- _Work required_
Please output every line of the material as it stands, without the pictures.

── Collected material

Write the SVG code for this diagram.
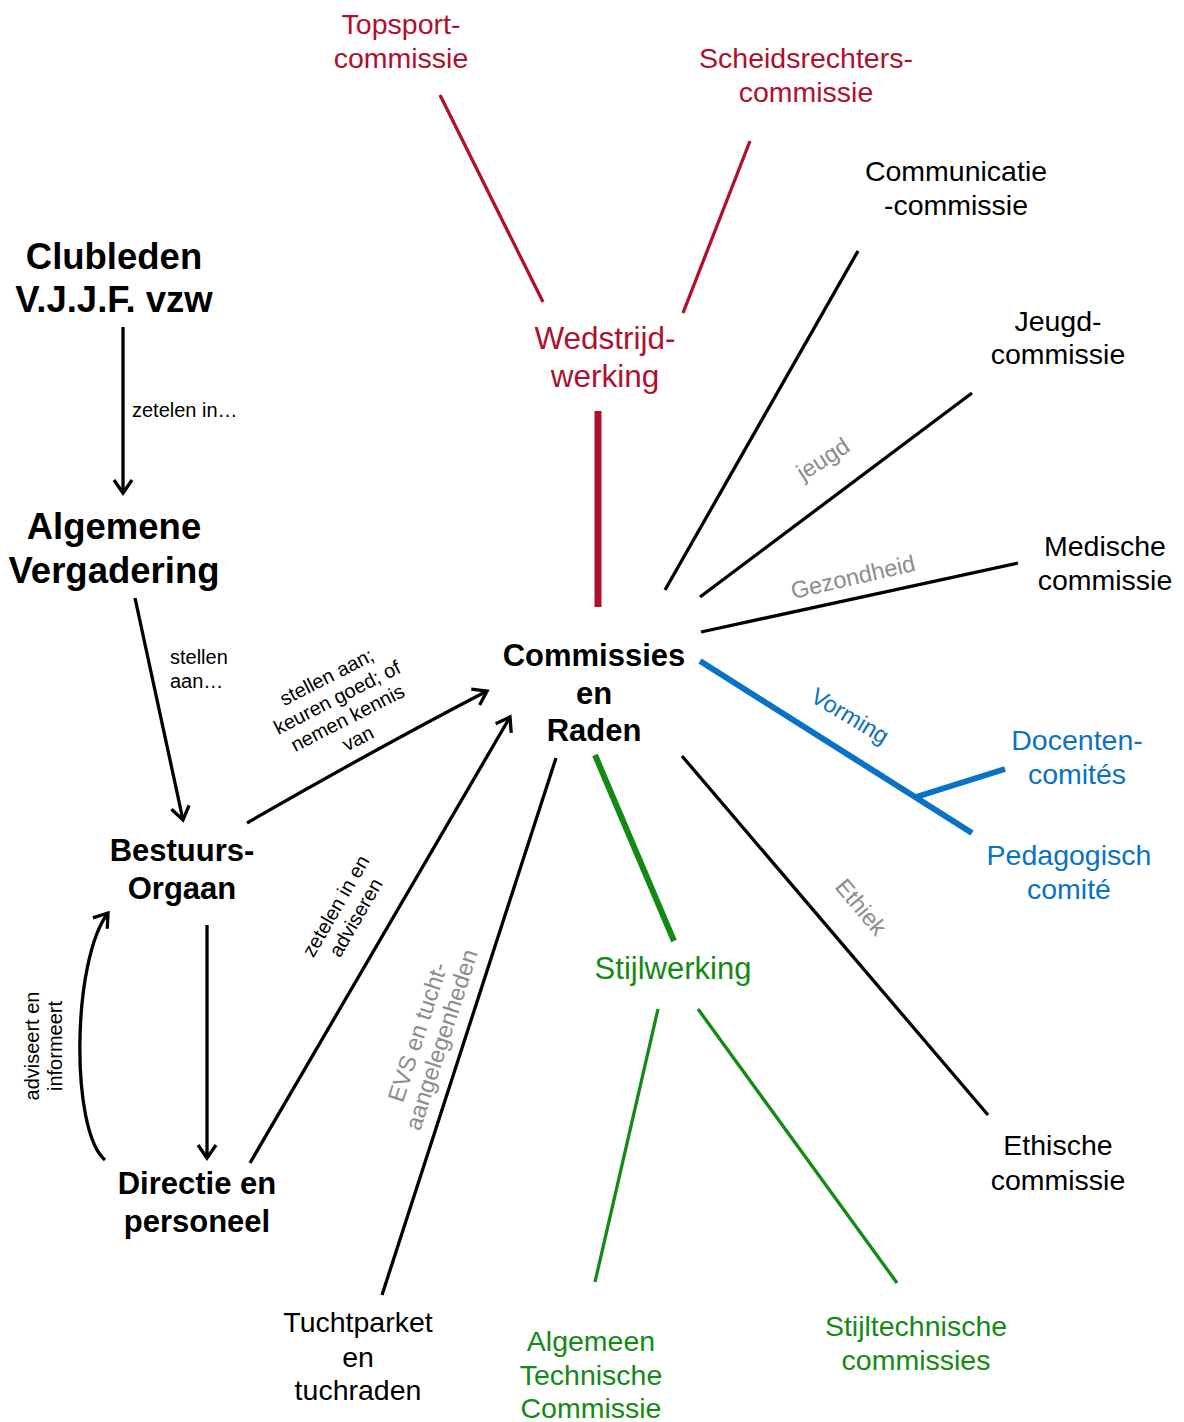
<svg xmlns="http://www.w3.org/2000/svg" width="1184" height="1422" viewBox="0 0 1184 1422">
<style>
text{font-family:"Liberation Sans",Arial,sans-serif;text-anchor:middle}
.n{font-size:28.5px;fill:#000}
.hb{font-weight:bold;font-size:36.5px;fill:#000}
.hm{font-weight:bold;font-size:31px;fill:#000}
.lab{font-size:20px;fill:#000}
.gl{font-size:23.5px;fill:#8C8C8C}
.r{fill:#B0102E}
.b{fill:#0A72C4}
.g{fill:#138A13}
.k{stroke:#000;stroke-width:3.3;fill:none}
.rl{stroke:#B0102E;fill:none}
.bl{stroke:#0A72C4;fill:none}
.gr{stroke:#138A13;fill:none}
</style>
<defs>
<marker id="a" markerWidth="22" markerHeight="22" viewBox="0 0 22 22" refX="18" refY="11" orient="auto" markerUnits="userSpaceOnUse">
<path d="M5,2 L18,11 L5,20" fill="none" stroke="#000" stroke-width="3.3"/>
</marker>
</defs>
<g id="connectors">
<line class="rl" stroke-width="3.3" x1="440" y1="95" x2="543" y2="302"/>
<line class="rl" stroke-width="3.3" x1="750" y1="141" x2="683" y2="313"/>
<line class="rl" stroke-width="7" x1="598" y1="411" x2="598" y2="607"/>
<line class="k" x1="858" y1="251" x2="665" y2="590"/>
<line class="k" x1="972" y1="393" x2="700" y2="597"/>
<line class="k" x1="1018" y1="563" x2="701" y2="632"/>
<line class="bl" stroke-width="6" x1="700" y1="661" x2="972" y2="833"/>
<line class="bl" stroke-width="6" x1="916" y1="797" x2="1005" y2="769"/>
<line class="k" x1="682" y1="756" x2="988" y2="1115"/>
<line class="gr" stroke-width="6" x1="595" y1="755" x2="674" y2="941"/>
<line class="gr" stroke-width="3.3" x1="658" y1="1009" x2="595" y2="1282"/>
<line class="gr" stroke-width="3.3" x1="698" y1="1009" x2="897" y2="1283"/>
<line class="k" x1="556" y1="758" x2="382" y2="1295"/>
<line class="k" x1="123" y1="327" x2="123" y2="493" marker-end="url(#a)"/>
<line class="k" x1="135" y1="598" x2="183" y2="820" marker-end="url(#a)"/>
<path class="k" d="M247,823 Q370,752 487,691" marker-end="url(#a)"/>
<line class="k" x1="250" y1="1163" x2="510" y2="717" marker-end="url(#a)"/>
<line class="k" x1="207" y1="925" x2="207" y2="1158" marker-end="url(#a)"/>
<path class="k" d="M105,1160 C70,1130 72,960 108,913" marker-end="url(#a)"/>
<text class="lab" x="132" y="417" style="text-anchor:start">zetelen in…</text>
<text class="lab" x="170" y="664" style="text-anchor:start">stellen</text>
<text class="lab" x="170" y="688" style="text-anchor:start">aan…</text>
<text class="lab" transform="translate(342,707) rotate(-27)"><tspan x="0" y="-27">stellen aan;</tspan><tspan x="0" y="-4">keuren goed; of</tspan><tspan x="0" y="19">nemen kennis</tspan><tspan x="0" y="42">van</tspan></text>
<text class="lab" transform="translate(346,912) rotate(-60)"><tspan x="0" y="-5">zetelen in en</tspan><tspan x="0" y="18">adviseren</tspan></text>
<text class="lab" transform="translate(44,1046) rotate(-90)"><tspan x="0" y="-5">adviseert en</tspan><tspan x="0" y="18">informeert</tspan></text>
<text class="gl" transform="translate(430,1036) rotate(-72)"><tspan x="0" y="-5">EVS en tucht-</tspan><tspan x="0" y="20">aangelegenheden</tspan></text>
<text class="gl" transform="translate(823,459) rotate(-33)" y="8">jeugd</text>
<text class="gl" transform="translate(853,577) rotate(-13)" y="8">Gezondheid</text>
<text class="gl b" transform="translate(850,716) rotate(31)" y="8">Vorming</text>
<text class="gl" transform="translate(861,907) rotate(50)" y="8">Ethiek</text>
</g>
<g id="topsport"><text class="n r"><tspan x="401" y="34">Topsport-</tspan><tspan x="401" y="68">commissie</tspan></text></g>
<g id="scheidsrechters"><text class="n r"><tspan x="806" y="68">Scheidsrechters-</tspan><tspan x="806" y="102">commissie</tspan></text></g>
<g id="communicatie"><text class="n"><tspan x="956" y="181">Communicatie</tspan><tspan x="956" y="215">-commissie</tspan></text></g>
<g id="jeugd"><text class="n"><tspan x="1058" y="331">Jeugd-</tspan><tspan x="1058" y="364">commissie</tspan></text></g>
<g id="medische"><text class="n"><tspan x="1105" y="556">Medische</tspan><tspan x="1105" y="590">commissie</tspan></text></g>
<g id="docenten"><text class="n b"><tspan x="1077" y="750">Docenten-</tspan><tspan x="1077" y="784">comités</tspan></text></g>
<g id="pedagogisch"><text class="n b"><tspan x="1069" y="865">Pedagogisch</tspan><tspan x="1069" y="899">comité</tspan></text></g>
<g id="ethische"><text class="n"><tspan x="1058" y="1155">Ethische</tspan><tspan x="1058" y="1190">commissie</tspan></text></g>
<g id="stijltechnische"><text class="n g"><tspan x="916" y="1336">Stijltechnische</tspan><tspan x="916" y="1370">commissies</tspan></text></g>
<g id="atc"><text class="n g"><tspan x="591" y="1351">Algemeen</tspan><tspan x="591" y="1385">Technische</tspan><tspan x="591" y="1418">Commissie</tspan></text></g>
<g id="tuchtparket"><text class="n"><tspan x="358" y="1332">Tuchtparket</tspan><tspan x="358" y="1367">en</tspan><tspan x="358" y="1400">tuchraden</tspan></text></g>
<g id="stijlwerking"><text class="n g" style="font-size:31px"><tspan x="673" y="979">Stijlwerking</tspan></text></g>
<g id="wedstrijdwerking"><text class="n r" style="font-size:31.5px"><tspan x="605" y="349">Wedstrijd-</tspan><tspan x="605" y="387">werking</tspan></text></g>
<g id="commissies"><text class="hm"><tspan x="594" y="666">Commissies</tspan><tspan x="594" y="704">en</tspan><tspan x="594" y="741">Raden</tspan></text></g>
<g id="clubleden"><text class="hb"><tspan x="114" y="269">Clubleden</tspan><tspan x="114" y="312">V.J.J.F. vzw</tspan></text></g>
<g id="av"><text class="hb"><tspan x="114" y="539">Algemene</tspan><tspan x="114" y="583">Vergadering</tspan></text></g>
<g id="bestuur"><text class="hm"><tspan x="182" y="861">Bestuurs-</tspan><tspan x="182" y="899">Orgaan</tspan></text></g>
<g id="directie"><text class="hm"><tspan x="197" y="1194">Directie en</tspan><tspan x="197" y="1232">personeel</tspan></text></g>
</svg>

────

- _Exercise response_
Write the SVG code for this diagram.
<svg xmlns="http://www.w3.org/2000/svg" width="1184" height="1422" viewBox="0 0 1184 1422">
<style>
text{font-family:"Liberation Sans",Arial,sans-serif;text-anchor:middle}
.n{font-size:28.5px;fill:#000}
.hb{font-weight:bold;font-size:36.5px;fill:#000}
.hm{font-weight:bold;font-size:31px;fill:#000}
.lab{font-size:20px;fill:#000}
.gl{font-size:23.5px;fill:#8C8C8C}
.r{fill:#B0102E}
.b{fill:#0A72C4}
.g{fill:#138A13}
.k{stroke:#000;stroke-width:3.3;fill:none}
.rl{stroke:#B0102E;fill:none}
.bl{stroke:#0A72C4;fill:none}
.gr{stroke:#138A13;fill:none}
</style>
<defs>
<marker id="a" markerWidth="22" markerHeight="22" viewBox="0 0 22 22" refX="18" refY="11" orient="auto" markerUnits="userSpaceOnUse">
<path d="M5,2 L18,11 L5,20" fill="none" stroke="#000" stroke-width="3.3"/>
</marker>
</defs>
<g id="connectors">
<line class="rl" stroke-width="3.3" x1="440" y1="95" x2="543" y2="302"/>
<line class="rl" stroke-width="3.3" x1="750" y1="141" x2="683" y2="313"/>
<line class="rl" stroke-width="7" x1="598" y1="411" x2="598" y2="607"/>
<line class="k" x1="858" y1="251" x2="665" y2="590"/>
<line class="k" x1="972" y1="393" x2="700" y2="597"/>
<line class="k" x1="1018" y1="563" x2="701" y2="632"/>
<line class="bl" stroke-width="6" x1="700" y1="661" x2="972" y2="833"/>
<line class="bl" stroke-width="6" x1="916" y1="797" x2="1005" y2="769"/>
<line class="k" x1="682" y1="756" x2="988" y2="1115"/>
<line class="gr" stroke-width="6" x1="595" y1="755" x2="674" y2="941"/>
<line class="gr" stroke-width="3.3" x1="658" y1="1009" x2="595" y2="1282"/>
<line class="gr" stroke-width="3.3" x1="698" y1="1009" x2="897" y2="1283"/>
<line class="k" x1="556" y1="758" x2="382" y2="1295"/>
<line class="k" x1="123" y1="327" x2="123" y2="493" marker-end="url(#a)"/>
<line class="k" x1="135" y1="598" x2="183" y2="820" marker-end="url(#a)"/>
<path class="k" d="M247,823 Q370,752 487,691" marker-end="url(#a)"/>
<line class="k" x1="250" y1="1163" x2="510" y2="717" marker-end="url(#a)"/>
<line class="k" x1="207" y1="925" x2="207" y2="1158" marker-end="url(#a)"/>
<path class="k" d="M105,1160 C70,1130 72,960 108,913" marker-end="url(#a)"/>
<text class="lab" x="132" y="417" style="text-anchor:start">zetelen in…</text>
<text class="lab" x="170" y="664" style="text-anchor:start">stellen</text>
<text class="lab" x="170" y="688" style="text-anchor:start">aan…</text>
<text class="lab" transform="translate(342,707) rotate(-27)"><tspan x="0" y="-27">stellen aan;</tspan><tspan x="0" y="-4">keuren goed; of</tspan><tspan x="0" y="19">nemen kennis</tspan><tspan x="0" y="42">van</tspan></text>
<text class="lab" transform="translate(346,912) rotate(-60)"><tspan x="0" y="-5">zetelen in en</tspan><tspan x="0" y="18">adviseren</tspan></text>
<text class="lab" transform="translate(44,1046) rotate(-90)"><tspan x="0" y="-5">adviseert en</tspan><tspan x="0" y="18">informeert</tspan></text>
<text class="gl" transform="translate(430,1036) rotate(-72)"><tspan x="0" y="-5">EVS en tucht-</tspan><tspan x="0" y="20">aangelegenheden</tspan></text>
<text class="gl" transform="translate(823,459) rotate(-33)" y="8">jeugd</text>
<text class="gl" transform="translate(853,577) rotate(-13)" y="8">Gezondheid</text>
<text class="gl b" transform="translate(850,716) rotate(31)" y="8">Vorming</text>
<text class="gl" transform="translate(861,907) rotate(50)" y="8">Ethiek</text>
</g>
<g id="topsport"><text class="n r"><tspan x="401" y="34">Topsport-</tspan><tspan x="401" y="68">commissie</tspan></text></g>
<g id="scheidsrechters"><text class="n r"><tspan x="806" y="68">Scheidsrechters-</tspan><tspan x="806" y="102">commissie</tspan></text></g>
<g id="communicatie"><text class="n"><tspan x="956" y="181">Communicatie</tspan><tspan x="956" y="215">-commissie</tspan></text></g>
<g id="jeugd"><text class="n"><tspan x="1058" y="331">Jeugd-</tspan><tspan x="1058" y="364">commissie</tspan></text></g>
<g id="medische"><text class="n"><tspan x="1105" y="556">Medische</tspan><tspan x="1105" y="590">commissie</tspan></text></g>
<g id="docenten"><text class="n b"><tspan x="1077" y="750">Docenten-</tspan><tspan x="1077" y="784">comités</tspan></text></g>
<g id="pedagogisch"><text class="n b"><tspan x="1069" y="865">Pedagogisch</tspan><tspan x="1069" y="899">comité</tspan></text></g>
<g id="ethische"><text class="n"><tspan x="1058" y="1155">Ethische</tspan><tspan x="1058" y="1190">commissie</tspan></text></g>
<g id="stijltechnische"><text class="n g"><tspan x="916" y="1336">Stijltechnische</tspan><tspan x="916" y="1370">commissies</tspan></text></g>
<g id="atc"><text class="n g"><tspan x="591" y="1351">Algemeen</tspan><tspan x="591" y="1385">Technische</tspan><tspan x="591" y="1418">Commissie</tspan></text></g>
<g id="tuchtparket"><text class="n"><tspan x="358" y="1332">Tuchtparket</tspan><tspan x="358" y="1367">en</tspan><tspan x="358" y="1400">tuchraden</tspan></text></g>
<g id="stijlwerking"><text class="n g" style="font-size:31px"><tspan x="673" y="979">Stijlwerking</tspan></text></g>
<g id="wedstrijdwerking"><text class="n r" style="font-size:31.5px"><tspan x="605" y="349">Wedstrijd-</tspan><tspan x="605" y="387">werking</tspan></text></g>
<g id="commissies"><text class="hm"><tspan x="594" y="666">Commissies</tspan><tspan x="594" y="704">en</tspan><tspan x="594" y="741">Raden</tspan></text></g>
<g id="clubleden"><text class="hb"><tspan x="114" y="269">Clubleden</tspan><tspan x="114" y="312">V.J.J.F. vzw</tspan></text></g>
<g id="av"><text class="hb"><tspan x="114" y="539">Algemene</tspan><tspan x="114" y="583">Vergadering</tspan></text></g>
<g id="bestuur"><text class="hm"><tspan x="182" y="861">Bestuurs-</tspan><tspan x="182" y="899">Orgaan</tspan></text></g>
<g id="directie"><text class="hm"><tspan x="197" y="1194">Directie en</tspan><tspan x="197" y="1232">personeel</tspan></text></g>
</svg>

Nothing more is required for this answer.